The UK doesn’t have a ban on female-run houseparties, but there is a significant tradition of boys starting their own clubnights, egged on by an overwhelmingly male dance music industry. I studied in Bristol, one of the UK’s dance music hotspots, and I remember one of my classmates unironically responding with ‘a female DJ ay? How about that’ when I used the word ‘her’ to describe Barely Legal / Chloe Robinson.
Even as a male promoter who cares about gender equality and books female DJs, it’s all too easy for misogynist bullshit to infiltrate your space; I organised an event which involved a bunch of different artists, including a pair of guys who I knew only by their reputation of local respect. At the end of the event I discovered that they had catcalled one of the artists who was also a friend of mine. In the following weeks I discovered that these guys had been catcalling loads of women that night. I had been running around the event like a headless chicken, checking people had water, adjusting the sound levels, trying to get the little details right to elevate the event, but I missed this gaping hole of unrepentant negativity. I wondered if they would have pulled this shit if they were at a female-organised event.
Reflecting on all of this, and back onto this current generation of brilliant non-male DJs who strive on despite the dangers in their local scene. one more reference came to my mind. This one is a little more out-there; rogerebert.com’s scathing review of the Freddie Mercury biopic Bohemian Rhapsody. It states that ‘the film's reluctance to deal with Mercury's sexuality is catastrophic because his sexuality is so connected to the art of Queen that the two cannot be separated out… Genius doesn't emerge from a vacuum. Mercury was made up of all of the tensions and passions in his life.’ The DJ’s job is to curate space, to guide the room, so maybe part of the reason we have so many amazing non-male DJs is that they are more aware of the tensions in that room, they are intimately invested in the party. It's not just about them expressing themselves, it's about creating a space that can allow others to feel safe in doing so.

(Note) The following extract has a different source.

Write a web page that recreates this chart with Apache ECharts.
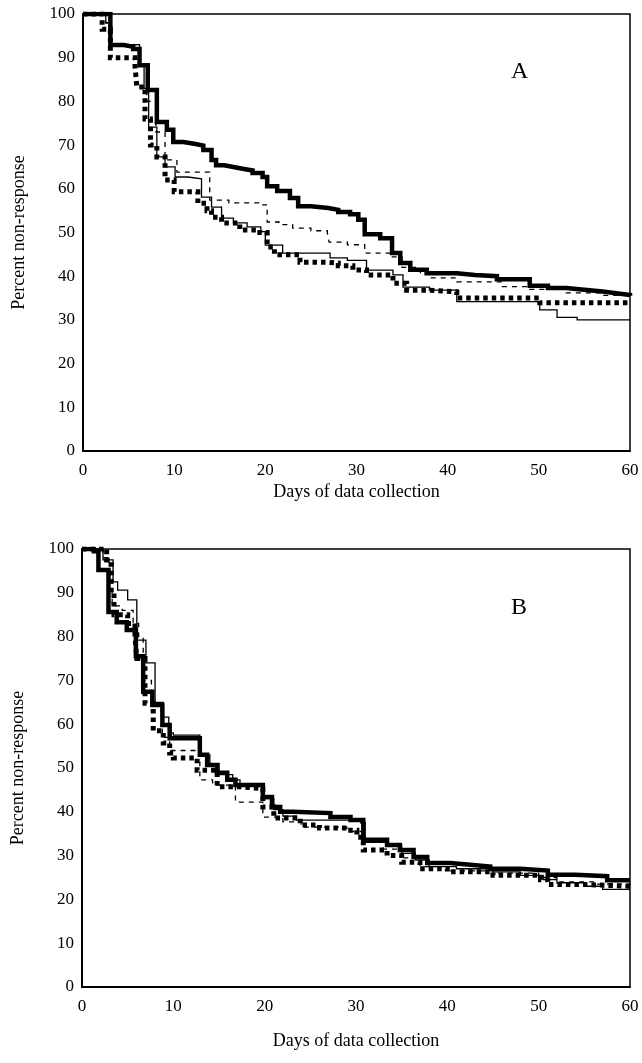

So where do we go from here? Check out one of the DJs that I’ve mentioned if you can, you won’t regret it. And lads, keep an eye-out for your non-male friends. If they text you asking where you are, respond immediately. Ask them if they're feeling ok. I’m a big fan of stretching my arms above my head and shutting my eyes on the dancefloor, of course we're all gonna have our moments of losing it. These parties are going to be wild, no two ways around it. Just remember that this wilderness can develop into something beautiful, or something horrible, and we all have a duty to steer this mutation in the right direction.